>> START MATERIAL PROVIDED

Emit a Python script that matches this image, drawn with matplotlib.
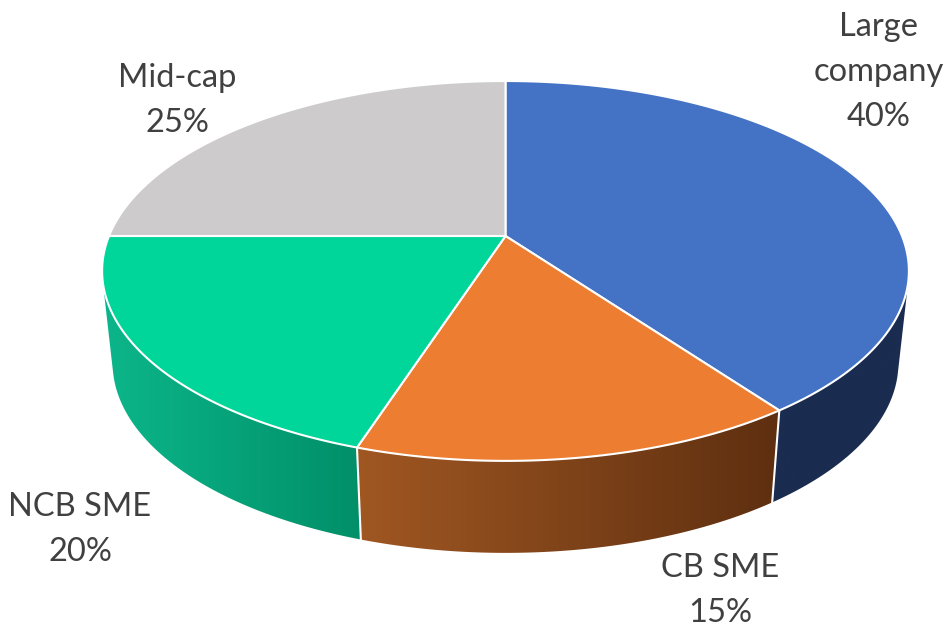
# -*- coding: utf-8 -*-
import numpy as np
import matplotlib
matplotlib.use("Agg")
import matplotlib.pyplot as plt
from matplotlib.colors import LinearSegmentedColormap
from matplotlib.patches import Polygon

labels = ["Large\ncompany", "CB SME", "NCB SME", "Mid-cap"]
values = [40, 15, 20, 25]

top_colors = ["#4472C4", "#ED7D31", "#00D59A", "#CDCBCB"]
side_left = ["#1A2C50", "#A05722", "#0CB68A", "#8A8888"]
side_right = ["#1A2C50", "#5E2F10", "#018F68", "#8A8888"]
label_pos = [(879, 72), (720, 590.5), (80, 529.5), (177, 100.5)]

# perspective of the disc, fitted on the slice corners (pixels)
cx, cy = 505.5, 236
ax_x, ax_y, k = 396.5, 183.5, 0.184
depth, shrink = 92, 0.974


def rim(angle):
    # angle in degrees, clockwise from the top
    a = np.radians(angle)
    d = 1 + k * np.cos(a)
    return cx + ax_x * np.sin(a) / d, cy - ax_y * np.cos(a) / d


def low_rim(angle):
    x, y = rim(angle)
    return cx + (x - cx) * shrink, y + depth


def facing(ang):
    # keep only the angles where the wall looks at the viewer
    x1, y1 = rim(ang)
    x2, y2 = low_rim(ang)
    dx = np.gradient(x1)
    dy = np.gradient(y1)
    return ang[dx * (y2 - y1) - dy * (x2 - x1) < 0]


fig = plt.figure(figsize=(9.53, 6.28), dpi=100)
ax = fig.add_axes([0, 0, 1, 1])

edges = np.cumsum([0] + values) / sum(values) * 360

# side wall, horizontal gradient clipped to each slice
for i in range(len(values)):
    ang = facing(np.linspace(edges[i], edges[i + 1], 400))
    if len(ang) < 2:
        continue
    x1, y1 = rim(ang)
    x2, y2 = low_rim(ang)
    px = np.r_[x1, x2[::-1]]
    py = np.r_[y1, y2[::-1]]
    wall = Polygon(np.c_[px, py], closed=True, transform=ax.transData, fc="none", ec="none")
    ax.add_patch(wall)
    cmap = LinearSegmentedColormap.from_list("w", [side_left[i], side_right[i]])
    im = ax.imshow(np.linspace(0, 1, 256)[None, :], cmap=cmap, aspect="auto",
                   extent=(px.min(), px.max(), py.max(), py.min()), zorder=1)
    im.set_clip_path(wall)

ax.set_xlim(0, 953)
ax.set_ylim(628, 0)
ax.axis("off")

# white joints on the wall
for e in edges[:-1]:
    if len(facing(np.array([e - 0.1, e, e + 0.1]))) == 0:
        continue
    x1, y1 = rim(e)
    x2, y2 = low_rim(e)
    ax.plot([x1, x2], [y1, y2], color="white", lw=1.5, zorder=2)

# top of the pie
for i in range(len(values)):
    ang = np.linspace(edges[i], edges[i + 1], 200)
    x, y = rim(ang)
    ax.fill(np.r_[cx, x], np.r_[cy, y], facecolor=top_colors[i], edgecolor="white",
            lw=1.5, joinstyle="round", zorder=3)

for i in range(len(values)):
    txt = labels[i] + "\n" + str(values[i]) + "%"
    ax.text(label_pos[i][0], label_pos[i][1], txt, ha="center", va="center",
            family="Lato", fontsize=23.5, color="#404040", linespacing=1.64, zorder=4)

fig.savefig("out.png", dpi=100)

>> END MATERIAL PROVIDED

**DIRECTIONS FOR THIS TASK**
From the first line of the listing above, repeat every line through the one holding "values = [40, 15, 20, 25]". Both ends count, and pictures stay out.

**FINAL RESULT**
Emit a Python script that matches this image, drawn with matplotlib.
# -*- coding: utf-8 -*-
import numpy as np
import matplotlib
matplotlib.use("Agg")
import matplotlib.pyplot as plt
from matplotlib.colors import LinearSegmentedColormap
from matplotlib.patches import Polygon

labels = ["Large\ncompany", "CB SME", "NCB SME", "Mid-cap"]
values = [40, 15, 20, 25]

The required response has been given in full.